See it this way: The function $$\Phi(u,v):=\int_{B_u} f(v,x)\>{\rm d}x$$ of two variables is precomposed with the function $$t\mapsto\bigl(u(t),v(t)\bigr):=(t,t)\qquad(t>0)\ ,$$ and we are told to compute the derivative of the function $$\phi(t):=\Phi\bigl(u(t),v(t)\bigr)$$ with respect to $t$. According to the chain rule we have $$\phi'(t)=\Phi_u\bigl(u(t),v(t)\bigr)u'(t)+\Phi_v\bigl(u(t),v(t)\bigr)v'(t)=\Phi_u\bigl(t,t\bigr)+\Phi_v\bigl(t,t\bigr)\ .\tag{1}$$ The basic form of Leibniz' rule tells us that $$\Phi_v(u,v)=\int_{B_u}f_{.1}(v,x)\>{\rm d}x\ .$$ In order to compute $\Phi_u$ we look at $$\Phi(u+h,v)-\Phi(u,v)=\int_{B_{u+h}\setminus B_u}f(v,x)\>{\rm d}x\tag{2}$$ for $0<h\ll1$. The domain of integration then is a spherical shell of thickness $h$. Partition this shell into $N$ tiny fragments of area $\omega_k$, and choose a sampling point $x_k$ in each of these fragments. The integral on the right hand side of $(2)$ then is approximatively equal to the Riemann sum $$\sum_{k=1}^N f(v,x_k)\omega_k h\ .$$ This makes it plausible that $${\Phi(u+h,v)-\Phi(u,v)\over h}\approx \sum_{k=1}^N f(v,x_k)\omega_k\ ,$$ and that in the limit $h\to0+$ we have $$\Phi_u(u,v)=\int_{S_u}f(v,x)\>{\rm d}\omega\ ,$$ whereby now the integral is over the sphere $S_u$ of radius $u$.
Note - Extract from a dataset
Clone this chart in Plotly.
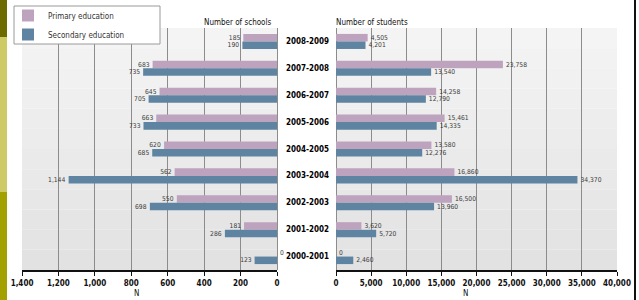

Plugging everything into $(1)$ we obtain $$\phi'(t)=\int_{B_t}f_{.1}(v,x)\>{\rm d}x+\int_{S_t}f(v,x)\>{\rm d}\omega\ .$$
We can formulate this derivative starting with the definition, and making some minor assumptions about the smoothness of $f$ and $B$. \begin{align} \frac{d}{dt}\int_{B(t)}f(\vec x,t)d\vec x & = \lim_{\Delta\to 0}\frac{1}{\Delta}\left[\int_{B(t+\Delta)}f(\vec x,t+\Delta)d\vec x-\int_{B(t)}f(\vec x,t)d\vec x\right] \\ & = \int_{B(t)}\lim_{\Delta\to 0}\frac{1}{\Delta}\left[f(\vec x,t+\Delta)+f(\vec x,t+\Delta)\right]d\vec x-\lim_{\Delta\to 0}\frac{1}{\Delta}\int_{B(t+\Delta)\setminus B(t)}f(\vec x,t+\Delta)d\vec x \\ & = \int_{B(t)}\frac{\partial}{\partial t}f(\vec x, t)d\vec x+\lim_{\Delta\to 0}\frac{1}{\Delta}\int_{B(t+\Delta)\setminus B(t)}f(\vec x,t)d\vec x \end{align} The first term is self explanatory. The second can be thought of as integrating $f$ over the shell of expansion of $B$ on the interval $(t, t+\Delta)$. This shell has thickness equal to $\Delta$ multiplied by the magnitude of the surface velocity of $B$, which I'll call $\vec v_B(\vec x, t)$. If the domain of integration is strictly expanding we can write: $$\frac{d}{dt}\int_{B(t)}f(\vec x,t)d\vec x = \int_{B(t)}\frac{\partial}{\partial t}f(\vec x, t)d\vec x+\int_{\partial B(t)}f(\vec x,t)|\vec v_B(\vec x, t)|d\vec \sigma$$ In the case of a ball the surface velocity is simply $|\vec v_B(\vec x, t)|=\frac{dr}{dt}$. As an alternative for the general case, it might be useful to think in terms of the characteristic function of $B$, though the derivative of this function will not be well behaved.